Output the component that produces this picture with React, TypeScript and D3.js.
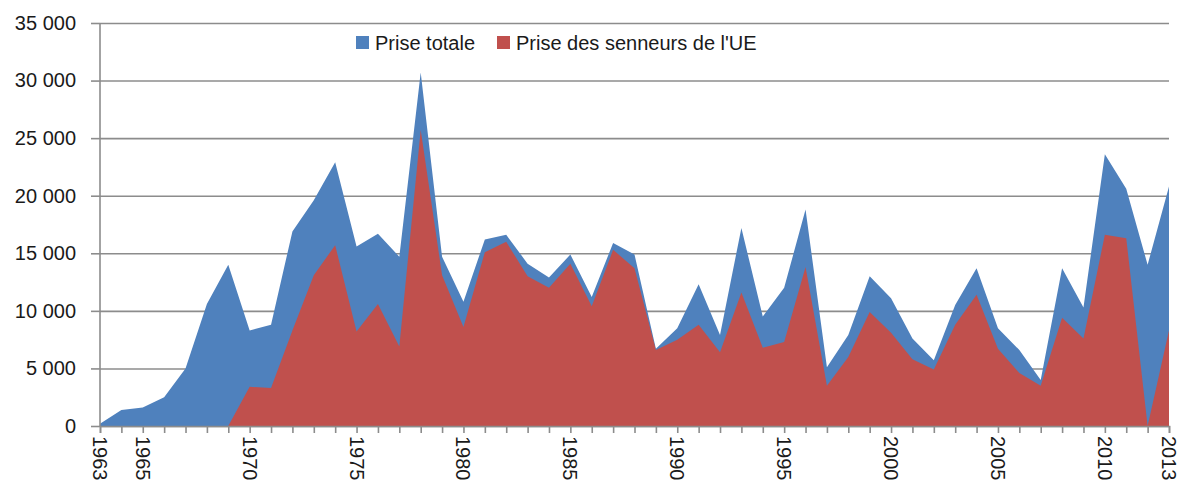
import * as d3 from "d3";
import React, { useRef, useEffect } from "react";

const years = d3.range(1963, 2014);

// Prise totale (t)
const totalCatch = [
  200, 1400, 1600, 2500, 5000, 10600, 14000, 8300, 8800, 16900,
  19600, 22900, 15600, 16700, 14700, 30700, 14700, 10800, 16200, 16600,
  14100, 12900, 14900, 11200, 15900, 14900, 6700, 8500, 12300, 7900,
  17200, 9500, 12000, 18800, 5100, 7900, 13000, 11100, 7600, 5700,
  10500, 13700, 8500, 6600, 4000, 13700, 10300, 23600, 20600, 14000,
  20800,
];

// Prise des senneurs de l'UE (t)
const euCatch = [
  0, 0, 0, 0, 0, 0, 0, 3400, 3300, 8300,
  13100, 15700, 8200, 10600, 6900, 25700, 13100, 8600, 15100, 16000,
  13000, 12000, 14100, 10400, 15300, 13700, 6600, 7500, 8800, 6400,
  11600, 6800, 7300, 13800, 3500, 6000, 9900, 8100, 5800, 4900,
  8800, 11400, 6700, 4600, 3500, 9400, 7600, 16600, 16300, 0,
  8300,
];

const yTicks = [0, 5000, 10000, 15000, 20000, 25000, 30000, 35000];
const labelYears = [1963, 1965, 1970, 1975, 1980, 1985, 1990, 1995, 2000, 2005, 2010, 2013];

const seriesNames = ["Prise totale", "Prise des senneurs de l'UE"];
const colors = ["#4F81BD", "#C0504D"];

const App = () => {
  const svgRef = useRef<SVGSVGElement>(null);

  useEffect(() => {
    const svg = d3.select(svgRef.current);
    svg.selectAll("*").remove();

    const margin = { top: 23, right: 11, bottom: 55, left: 100 };
    const width = 1180 - margin.left - margin.right;
    const height = 481 - margin.top - margin.bottom;
    const font = "'Liberation Sans', Arial, sans-serif";

    const x = d3.scaleLinear().domain([1963, 2013]).range([0, width]);
    const y = d3.scaleLinear().domain([0, 35000]).range([height, 0]);

    const g = svg.append("g").attr("transform", `translate(${margin.left},${margin.top})`);

    // gridlines + y axis
    const yAxis = g
      .append("g")
      .call(
        d3
          .axisLeft(y)
          .tickValues(yTicks)
          .tickSize(-width)
          .tickPadding(24)
          .tickFormat((d) => d3.format(",")(d as number).replace(/,/g, " "))
      );
    yAxis.select(".domain").remove();
    yAxis.selectAll(".tick line").attr("stroke", "#8c8c8c").attr("stroke-width", 1.6);
    yAxis
      .selectAll(".tick")
      .append("line")
      .attr("x1", -9)
      .attr("x2", 0)
      .attr("stroke", "#8c8c8c")
      .attr("stroke-width", 1.6);
    yAxis
      .selectAll(".tick text")
      .attr("font-family", font)
      .attr("font-size", 20)
      .attr("fill", "#1a1a1a");

    // areas, overlapped (not stacked)
    const area = (vals: number[]) =>
      d3
        .area<number>()
        .x((_, i) => x(years[i]))
        .y0(y(0))
        .y1((d) => y(d))(vals);

    g.append("path").attr("d", area(totalCatch)).attr("fill", colors[0]);
    g.append("path").attr("d", area(euCatch)).attr("fill", colors[1]);

    // vertical axis line
    g.append("line")
      .attr("x1", 0)
      .attr("x2", 0)
      .attr("y1", 0)
      .attr("y2", height)
      .attr("stroke", "#8c8c8c")
      .attr("stroke-width", 1.6);

    // x axis
    const xAxis = g
      .append("g")
      .attr("transform", `translate(0,${height})`)
      .call(d3.axisBottom(x).tickValues(years).tickSize(7).tickFormat(() => ""));
    xAxis.select(".domain").attr("stroke", "#8c8c8c").attr("stroke-width", 1.6);
    xAxis.selectAll(".tick line").attr("stroke", "#8c8c8c").attr("stroke-width", 1.6);

    // rotated year labels
    g.append("g")
      .selectAll("text")
      .data(labelYears)
      .enter()
      .append("text")
      .attr("transform", (d) => `translate(${x(d) - 7},${height + 10}) rotate(90)`)
      .attr("font-family", font)
      .attr("font-size", 20)
      .attr("fill", "#1a1a1a")
      .text((d) => d);

    // legend
    const legend = svg.append("g").attr("transform", "translate(356,36)");
    const items = legend
      .selectAll("g")
      .data(seriesNames)
      .enter()
      .append("g")
      .attr("transform", (_, i) => `translate(${i === 0 ? 0 : 141},0)`);
    items
      .append("rect")
      .attr("width", 13)
      .attr("height", 13)
      .attr("fill", (_, i) => colors[i]);
    items
      .append("text")
      .attr("x", 19)
      .attr("y", 14)
      .attr("font-family", font)
      .attr("font-size", 20)
      .attr("fill", "#1a1a1a")
      .text((d) => d);
  }, []);

  return (
    <svg
      ref={svgRef}
      width={1180}
      height={481}
      style={{ position: "absolute", left: 0, top: 0, background: "#fff" }}
    ></svg>
  );
};

export default App;
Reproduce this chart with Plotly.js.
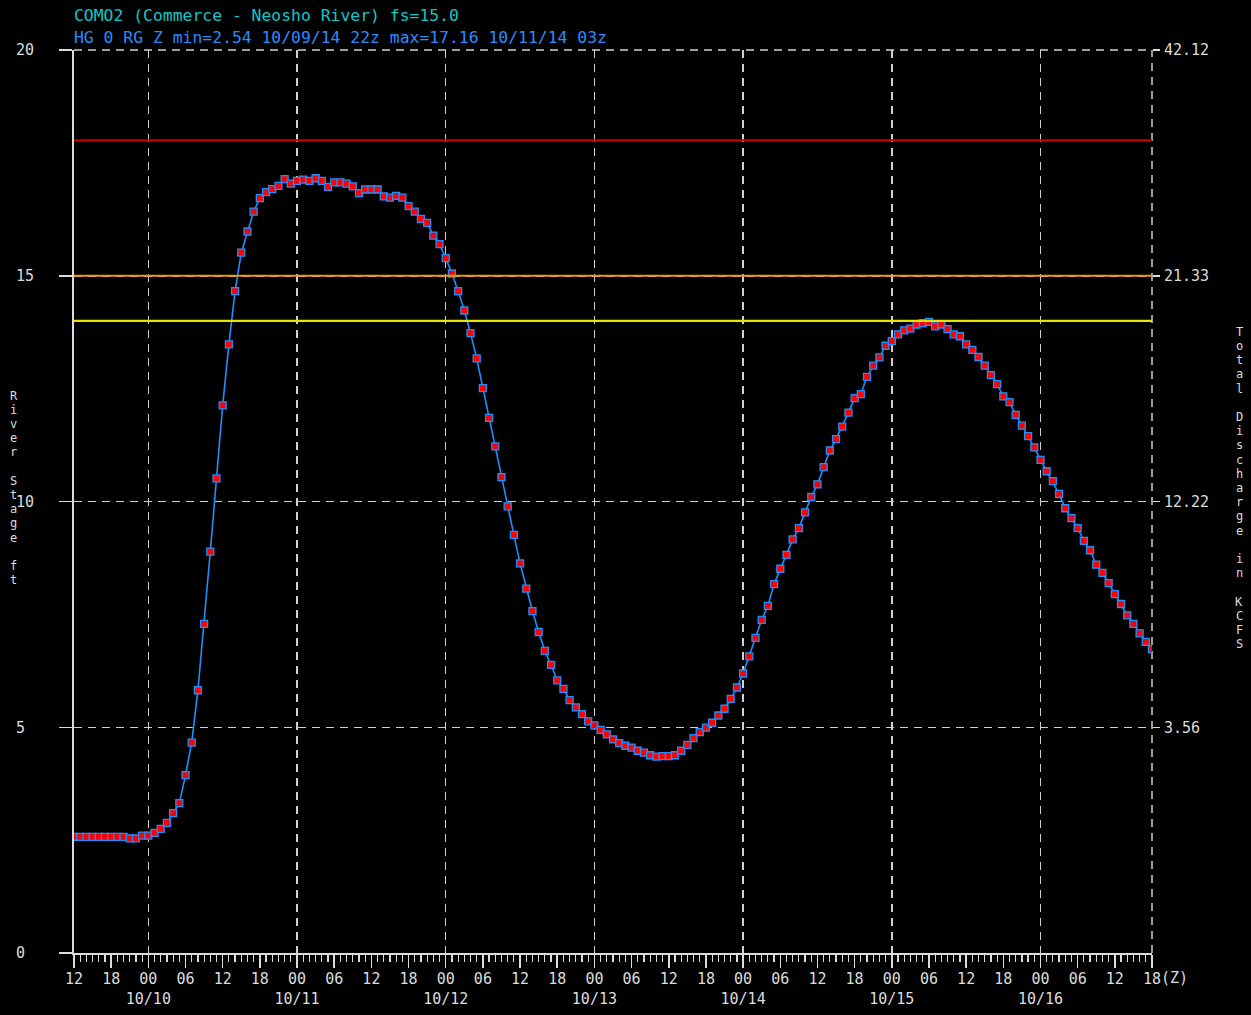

:::::

→ Problem details
Up to and including the line containing "2005, 2010, 2013];", repeat every line from the start of the data, but none of the pictures.

→ Solved exercise
Output the component that produces this picture with React, TypeScript and D3.js.
import * as d3 from "d3";
import React, { useRef, useEffect } from "react";

const years = d3.range(1963, 2014);

// Prise totale (t)
const totalCatch = [
  200, 1400, 1600, 2500, 5000, 10600, 14000, 8300, 8800, 16900,
  19600, 22900, 15600, 16700, 14700, 30700, 14700, 10800, 16200, 16600,
  14100, 12900, 14900, 11200, 15900, 14900, 6700, 8500, 12300, 7900,
  17200, 9500, 12000, 18800, 5100, 7900, 13000, 11100, 7600, 5700,
  10500, 13700, 8500, 6600, 4000, 13700, 10300, 23600, 20600, 14000,
  20800,
];

// Prise des senneurs de l'UE (t)
const euCatch = [
  0, 0, 0, 0, 0, 0, 0, 3400, 3300, 8300,
  13100, 15700, 8200, 10600, 6900, 25700, 13100, 8600, 15100, 16000,
  13000, 12000, 14100, 10400, 15300, 13700, 6600, 7500, 8800, 6400,
  11600, 6800, 7300, 13800, 3500, 6000, 9900, 8100, 5800, 4900,
  8800, 11400, 6700, 4600, 3500, 9400, 7600, 16600, 16300, 0,
  8300,
];

const yTicks = [0, 5000, 10000, 15000, 20000, 25000, 30000, 35000];
const labelYears = [1963, 1965, 1970, 1975, 1980, 1985, 1990, 1995, 2000, 2005, 2010, 2013];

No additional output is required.